It’s not very often we get inspired by a story about a prisoner.
But here we are talking about Thomas Kwok, former co-chairman of Sun Hung Kai Properties, who seems to always have a positive message up his sleeve.
Apparently, Kwok told his son Adam to read a book on how to face adversity called The Road to Character.
Kwok, 64, who was sentenced to prison before Christmas last year, along with former chief secretary Rafael Hui in one of Hong Kong’s most high-profile corruption cases, knows a thing or two about adversity.
At his appeal hearing Monday, he looked a little worse for wear with his pale white hair — not quite the same man who ran up the steps of his 108-story International Commerce Center in Tsim Sha Tsui in 30 minutes.
But now that he has been behind bars, he has had more time to read and ponder life and its meaning.
By all indications, the past year of incarceration has not diminished his sharpness.
He would have understood David Brooks, a Yale professor who describes himself in the New York Times best seller as being “born with a natural disposition towards shallowness”, better than anyone else.
The New Yorker calls the book “an account of Brooks’s efforts to find his way out of shallow punditry — or, as he put it, to ‘cultivate character’.”
There are two kinds of virtues, writes Brooks.
One is “resume virtues” that are valued in the contemporary marketplace. The other are aspects of characters such as humility, kindness or bravery.
It’s understandable that someone like Kwok would value the latter.
We can’t wait to get hold of the book. Also, we can’t help thinking how it could be of some help to our two most important government officials.
Chief Secretary Carrie Lam quickly comes to mind.

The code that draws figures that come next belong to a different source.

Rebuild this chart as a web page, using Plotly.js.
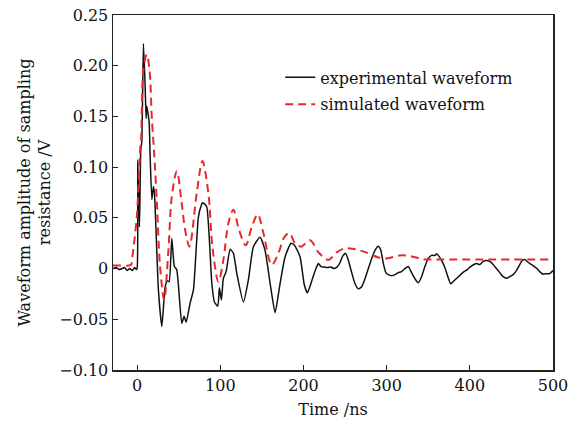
<!DOCTYPE html>
<html>
<head>
<meta charset="utf-8">
<script src="https://cdn.plot.ly/plotly-3.0.1.min.js"></script>
<style>html,body{margin:0;padding:0;background:#fff;}#chart{width:583px;height:425px;}</style>
</head>
<body>
<div id="chart"></div>
<script>
// Experimental waveform (black)
const expTime = [-29,-25,-22,-18,-15,-12,-9,-6,-3,-1,0,0.8,2.8,4.4,5.6,7.6,9.6,10.8,11.6,14.4,15.6,17.7,19.6,20.8,25.6,29.7,33.7,36.4,38.5,41.7,44.8,47.6,53.7,56.5,58.9,63.7,67.7,73.7,77.8,78.5,80.5,83.7,89.8,92.9,97,98.9,101.3,103.7,107,111.8,115.8,119.8,127.8,133.8,139.8,147.8,153.8,159.9,165.9,171.9,177.9,185,189,195.9,201,204.7,210,215,218,221,225,229,233,237,241,244,247,250.8,254,258,262,266,270,274,278,282,286,290,293,296,299,302,306,310,314,318,322,326,330,334,338,342,346,350,354,358,360,363,366,370,374,377,381,385,389,393,397,401,405,408,412,416,420,424,428,432,436,440,444,448,452,456,460,463,466,469,472,476,480,484,488,492,496,500];
const expVolt = [0.0,0.001,-0.001,0.0,0.001,-0.002,0.0,-0.002,0.001,-0.001,0.0,0.107,0.041,0.117,0.125,0.222,0.181,0.148,0.16,0.145,0.112,0.068,0.081,0.075,-0.021,-0.057,-0.018,-0.012,-0.013,0.030,0.002,-0.001,-0.054,-0.047,-0.053,-0.034,-0.021,0.051,0.064,0.065,0.064,0.061,-0.0145,-0.033,-0.037,-0.019,-0.031,-0.0096,-0.003,0.019,0.015,-0.0046,-0.033,-0.011,0.0216,0.031,0.018,-0.0145,-0.0435,-0.0145,0.0117,0.025,0.0233,0.0117,-0.016,-0.024,-0.012,0.0,0.005,0.002,0.0015,0.001,0.0015,0.0,0.002,0.006,0.012,0.015,0.008,-0.004,-0.015,-0.020,-0.018,-0.010,0.0,0.010,0.018,0.022,0.018,0.005,-0.004,-0.006,-0.007,-0.006,-0.004,-0.003,0.0,0.002,-0.004,-0.010,-0.014,-0.008,0.002,0.010,0.013,0.013,0.0145,0.012,0.008,0.001,-0.009,-0.015,-0.012,-0.009,-0.006,-0.003,-0.001,0.002,0.004,0.005,0.004,0.007,0.008,0.007,0.004,0.0,-0.004,-0.008,-0.0096,-0.008,-0.006,-0.002,0.004,0.008,0.009,0.007,0.005,0.003,0.0005,-0.003,-0.0055,-0.005,-0.005,-0.002];
// Simulated waveform (red dashed)
const simTime = [-29,-20,-10,-7,-5.6,-0.4,3.6,4.8,7.6,11.6,14.8,17.7,20.4,23.6,27.6,32.5,37.6,41.7,47.7,53.7,57.7,62.9,71.6,78.5,85.7,90.5,97.7,103.7,109.7,115.7,122.6,130.6,137.8,145,151.8,161.9,169.8,177,183,189.9,197,208,218,230,240,250,262,275,290,300,316,330,345,360,500];
const simVolt = [0.003,0.003,0.003,0.004,0.012,0.051,0.117,0.128,0.197,0.211,0.197,0.148,0.115,0.068,0.002,-0.031,0.018,0.071,0.096,0.064,0.038,0.0216,0.074,0.106,0.074,0.0216,-0.013,0.0085,0.0447,0.058,0.038,0.023,0.041,0.0535,0.035,0.0036,0.015,0.031,0.035,0.025,0.0216,0.028,0.016,0.0085,0.016,0.020,0.019,0.016,0.011,0.010,0.013,0.012,0.009,0.009,0.009];
const xTicks = [0,100,200,300,400,500];
const yTicks = [-0.10,-0.05,0,0.05,0.10,0.15,0.20,0.25];
const yTickText = ['\u22120.10','\u22120.05','0','0.05','0.10','0.15','0.20','0.25'];

const FONT = 'DejaVu Serif, Liberation Serif, serif';
const traces = [
  {x: expTime, y: expVolt, type: 'scatter', mode: 'lines', name: 'experimental waveform', legendgroup: 'a',
   line: {color: '#111111', width: 1.5, shape: 'spline', smoothing: 0.5}},
  {x: simTime, y: simVolt, type: 'scatter', mode: 'lines', name: 'simulated waveform', legendgroup: 'b',
   line: {color: '#e8282c', width: 2, dash: '8px,5px', shape: 'spline', smoothing: 0.9}}
];
const layout = {
  width: 583, height: 425,
  margin: {l: 113, r: 30, t: 15, b: 55},
  paper_bgcolor: '#ffffff', plot_bgcolor: '#ffffff',
  font: {family: FONT, size: 16, color: '#111111'},
  showlegend: true,
  legend: {x: 0.38, y: 0.872, xanchor: 'left', yanchor: 'top', bgcolor: 'rgba(0,0,0,0)',
           traceorder: 'grouped', tracegroupgap: 3,
           font: {family: FONT, size: 16, color: '#111111'}, itemwidth: 30},
  xaxis: {range: [-29, 500], tickvals: xTicks, ticktext: xTicks.map(String),
          ticks: 'inside', ticklen: 5, tickwidth: 1.2, tickcolor: '#222',
          showline: true, linecolor: '#222', linewidth: 1.5, mirror: true,
          showgrid: false, zeroline: false,
          title: {text: 'Time /ns', font: {family: FONT, size: 16}, standoff: 10}},
  yaxis: {range: [-0.10, 0.25], tickvals: yTicks, ticktext: yTickText,
          ticks: 'inside', ticklen: 5, tickwidth: 1.2, tickcolor: '#222',
          showline: true, linecolor: '#222', linewidth: 1.5, mirror: true,
          showgrid: false, zeroline: false,
          title: {text: 'Waveform amplitude of sampling<br>resistance /V', font: {family: FONT, size: 16}, standoff: 4}}
};
Plotly.newPlot('chart', traces, layout, {displayModeBar: false, staticPlot: true});
</script>
</body>
</html>
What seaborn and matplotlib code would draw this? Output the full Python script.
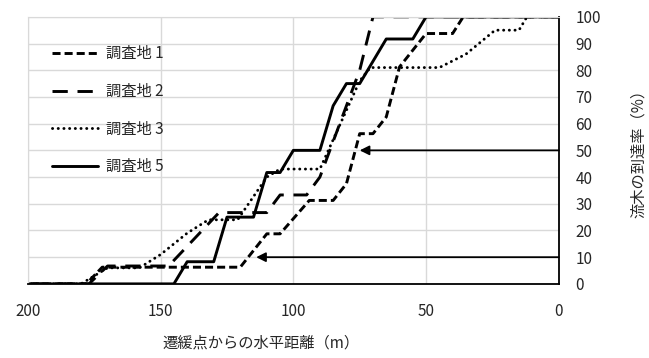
import numpy as np
import pandas as pd
import matplotlib
matplotlib.use('Agg')
import matplotlib.pyplot as plt
import seaborn as sns

# distance from the break point (m) and arrival ratio (%) per site
site1_x = [200, 178, 172, 120, 110, 105, 94, 85, 80, 75, 70, 65, 60, 50, 40, 36, 0]
site1_y = [0, 0, 6.25, 6.25, 18.75, 18.75, 31.25, 31.25, 37.5, 56.25, 56.25, 62.5, 81.25, 93.75, 93.75, 100, 100]

site2_x = [200, 177, 170, 147, 128, 110, 105, 95, 90, 80, 75, 70, 0]
site2_y = [0, 0, 6.7, 6.7, 26.7, 26.7, 33.3, 33.3, 40, 66.7, 80, 100, 100]

site3_x = [200, 180, 170, 158, 150, 140, 132, 121, 110, 105, 90, 75, 71, 45, 35, 24, 15, 12, 0]
site3_y = [0, 0, 6, 6, 11, 19, 24, 24, 40, 43, 43, 76, 81, 81, 86, 95, 95, 100, 100]

site5_x = [200, 145, 140, 130, 125, 115, 110, 105, 100, 90, 85, 80, 75, 65, 55, 50, 0]
site5_y = [0, 0, 8.3, 8.3, 25, 25, 41.7, 41.7, 50, 50, 66.7, 75, 75, 91.7, 91.7, 100, 100]

labels = ['調査地 1', '調査地 2', '調査地 3', '調査地 5']
arrow_targets = [(75, 50), (114, 10)]

sns.set_style('white')
plt.rcParams['font.family'] = ['Noto Sans CJK JP', 'DejaVu Sans']
plt.rcParams['lines.scale_dashes'] = False

fig = plt.figure(figsize=(6.49, 3.58), dpi=100)
ax = fig.add_axes([0.043, 0.207, 0.818, 0.746])

styles = [(0, (5.8, 2.9)), (0, (11, 7)), (0, (0.1, 4.0)), '-']
series = [(site1_x, site1_y), (site2_x, site2_y), (site3_x, site3_y), (site5_x, site5_y)]
for (xs, ys), lab, ls in zip(series, labels, styles):
    df = pd.DataFrame({'x': xs, 'y': ys})
    sns.lineplot(data=df, x='x', y='y', ax=ax, color='black', linewidth=2.1,
                 linestyle=ls, label=lab, errorbar=None,
                 dash_capstyle='round' if lab == '調査地 3' else 'butt')

for tx, ty in arrow_targets:
    ax.annotate('', xy=(tx, ty), xytext=(0, ty),
                arrowprops=dict(arrowstyle='-|>', color='black', lw=1.3,
                                mutation_scale=14, shrinkA=0, shrinkB=0))

ax.set_xlim(200, 0)
ax.set_ylim(0, 100)
ax.set_xticks([200, 150, 100, 50, 0])
ax.set_yticks(np.arange(0, 101, 10))
ax.yaxis.tick_right()
ax.yaxis.set_label_position('right')
ax.tick_params(axis='both', length=0, labelsize=11)
ax.tick_params(axis='y', pad=12)
ax.tick_params(axis='x', pad=14)
ax.grid(True, color='#d9d9d9', linewidth=1)
ax.set_axisbelow(True)

for side in ['left', 'top']:
    ax.spines[side].set_color('#d9d9d9')
for side in ['right', 'bottom']:
    ax.spines[side].set_color('black')
    ax.spines[side].set_linewidth(1.3)

ax.set_xlabel('遷緩点からの水平距離（m）', fontsize=11, labelpad=14)
ax.xaxis.set_label_coords(0.44, -0.19)
ax.set_ylabel('流木の到達率（%）', fontsize=11, labelpad=14)
ax.yaxis.set_label_coords(1.135, 0.5)

leg = ax.legend(loc='upper left', frameon=False, fontsize=11, handlelength=3.0,
                labelspacing=1.35, bbox_to_anchor=(0.02, 0.945), handletextpad=0.5)

fig.savefig('out.png', dpi=100)
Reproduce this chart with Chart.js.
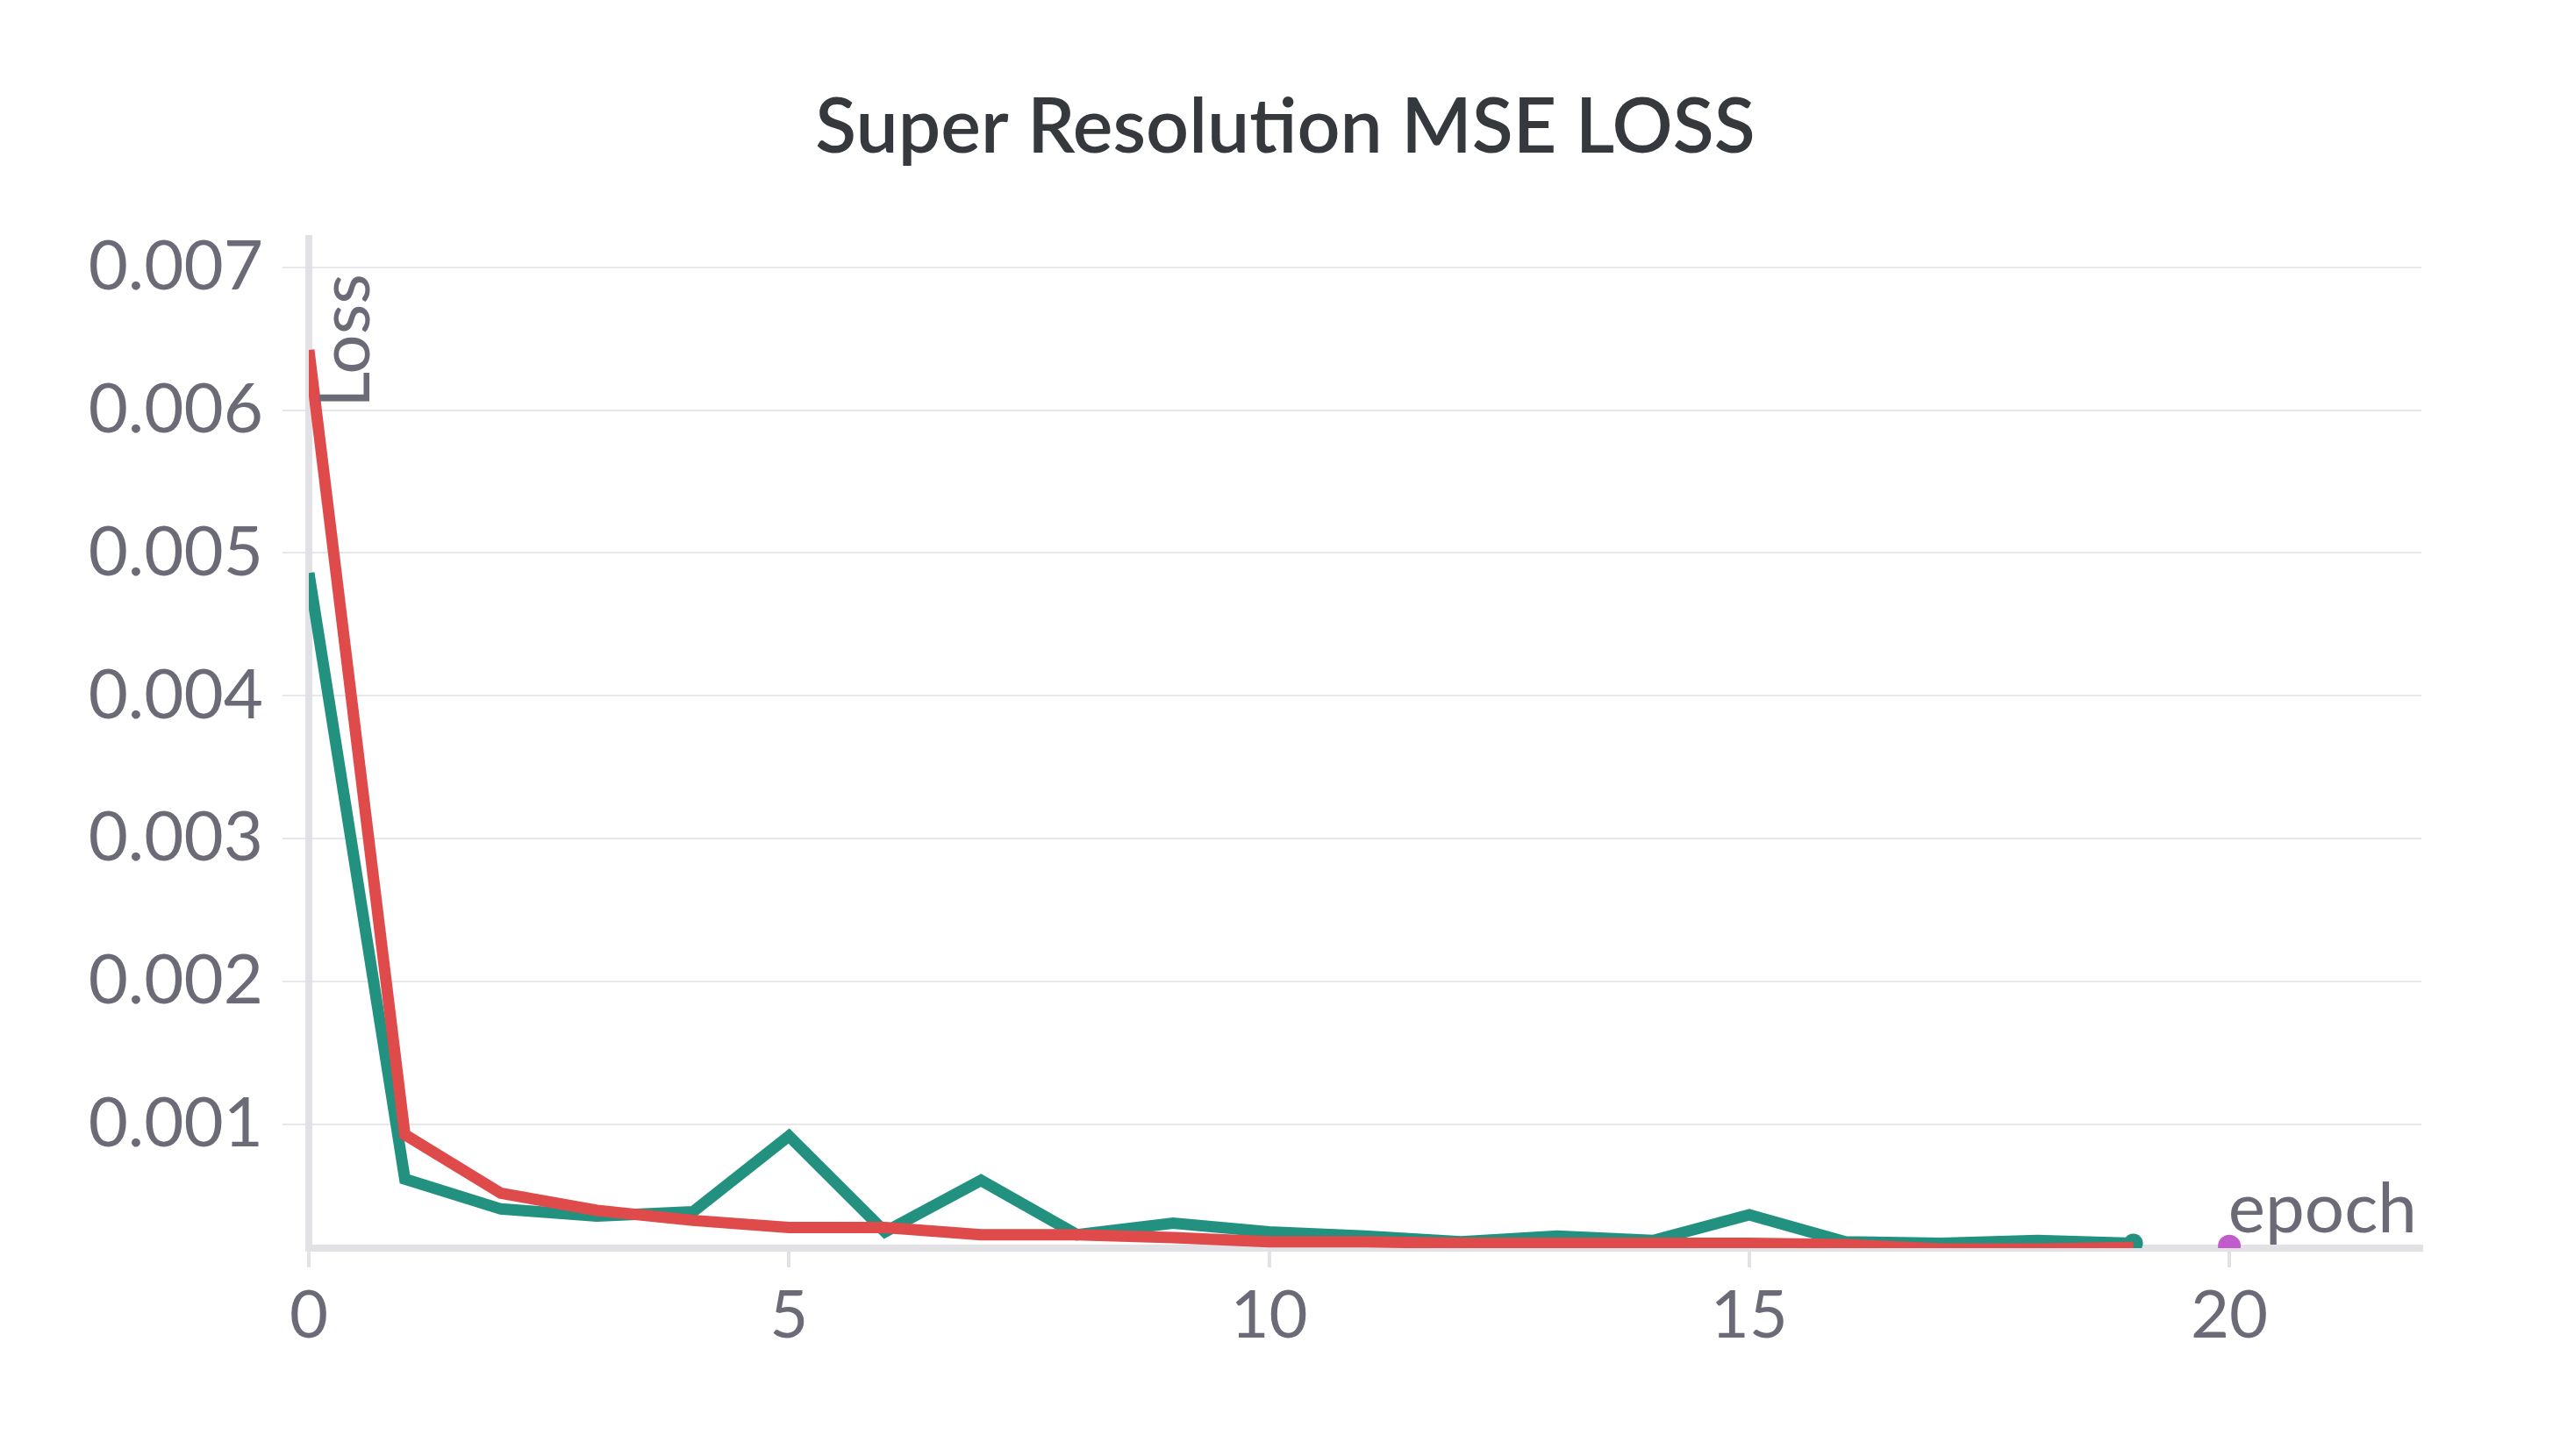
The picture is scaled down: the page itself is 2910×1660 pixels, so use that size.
<!DOCTYPE html>
<html><head><meta charset="utf-8">
<script src="https://cdn.jsdelivr.net/npm/chart.js@4"></script>
<style>html,body{margin:0;background:#fff}#c{display:block}</style>
</head><body>
<div style="width:2910px;height:1660px"><canvas id="c"></canvas></div>
<script>
const epochs = [0,1,2,3,4,5,6,7,8,9,10,11,12,13,14,15,16,17,18,19];
const redLoss = [0.00642,0.00093,0.00052,0.00040,0.00033,0.00028,0.00028,0.00023,0.00023,0.00021,0.00018,0.00018,0.00017,0.00017,0.00017,0.00017,0.00016,0.00013,0.00013,0.00014];
const greenLoss = [0.00486,0.00062,0.00041,0.00036,0.00039,0.00092,0.00025,0.00061,0.00023,0.00031,0.00025,0.00022,0.00018,0.00022,0.00019,0.00037,0.00018,0.00017,0.00019,0.00017];
const purplePoint = [{x:20, y:0.00015}];
const yTicks = [0.001,0.002,0.003,0.004,0.005,0.006,0.007];

const font = "'Source Sans Pro', Lato, 'Noto Sans', sans-serif";
const textColor = '#6b6b78';

const labels = {
  id: 'labels',
  afterDraw(chart) {
    const ctx = chart.ctx;
    ctx.save();
    ctx.fillStyle = '#35383d';
    ctx.font = '600 86px ' + font;
    ctx.textAlign = 'center';
    ctx.textBaseline = 'middle';
    ctx.fillText('Super Resolution MSE LOSS', 1465, 146);
    ctx.fillStyle = textColor;
    ctx.font = '80px ' + font;
    ctx.textAlign = 'right';
    ctx.textBaseline = 'alphabetic';
    ctx.fillText('epoch', 2755, 1405);
    ctx.translate(435, 300);
    ctx.rotate(-Math.PI / 2);
    ctx.textAlign = 'right';
    ctx.textBaseline = 'bottom';
    ctx.fillText('Loss', -12, 0);
    ctx.restore();
  }
};

new Chart(document.getElementById('c'), {
  type: 'line',
  data: {
    datasets: [{
      data: redLoss.map((v, i) => ({x: epochs[i], y: v})),
      borderColor: '#df4b4b', borderWidth: 13, pointRadius: 0, fill: false
    }, {
      data: greenLoss.map((v, i) => ({x: epochs[i], y: v})),
      borderColor: '#23917f', borderWidth: 13, fill: false,
      pointRadius: greenLoss.map((v, i) => i === greenLoss.length - 1 ? 11 : 0),
      pointBackgroundColor: '#23917f', pointBorderWidth: 0
    }, {
      data: purplePoint, showLine: false,
      pointRadius: 13, pointBackgroundColor: '#c25ccc', pointBorderWidth: 0
    }]
  },
  options: {
    responsive: true, maintainAspectRatio: false, animation: false,
    layout: {padding: {top: 272, right: 150, left: 0, bottom: 0}},
    plugins: {legend: {display: false}, tooltip: {enabled: false}},
    scales: {
      x: {
        type: 'linear', min: 0, max: 22,
        afterFit: s => { s.height = 237; },
        afterBuildTicks: s => { s.ticks = [0,5,10,15,20].map(v => ({value: v})); },
        ticks: {color: textColor, font: {size: 76, family: font}, padding: 10, maxRotation: 0},
        grid: {display: true, drawOnChartArea: false, color: '#e2e2e6', lineWidth: 4, tickLength: 22},
        border: {color: '#e2e2e6', width: 8}
      },
      y: {
        min: 0.000136, max: 0.0072,
        afterFit: s => { s.width = 352; },
        afterBuildTicks: s => { s.ticks = yTicks.map(v => ({value: v})); },
        ticks: {color: textColor, font: {size: 78, family: font}, padding: 22, callback: v => v.toFixed(3)},
        grid: {color: '#e8e8ea', lineWidth: 2, tickLength: 30},
        border: {color: '#e2e2e6', width: 8}
      }
    }
  },
  plugins: [labels]
});
</script>
</body></html>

She had somehow memorized a biblical passage and suggested there would be a place reserved for her in heaven because the government’s efforts to help the poor are “righteous”.
Two weeks ago, she told her staff to “safeguard the government’s dignity” and not to accept humiliation such as a request to drink contaminated water from a resident who wanted to put the lie to government assertions that tap water in his estate was safe.
“One can be brave if he or she does not require anything,” Lam was famously quoted as saying.
Many people took her spiritual and high-sounding statement as a career ender, although she has repeatedly said she would step down in 2017.
In another out-of-character moment, she asked the public not to forget the achievements of Donald Tsang, her former boss, on the day he was formally charged with corruption.
Then there’s Leung Chun-yin who is struggling to connect with his constituents.
He put in a Halloween appearance in Ocean Park which was widely reported in the news.
And on Facebook, he likes to post flowers from Government House.
But with his extraordinary adversity quotient, he has a lot of puttering to do in his own backyard other than gardening.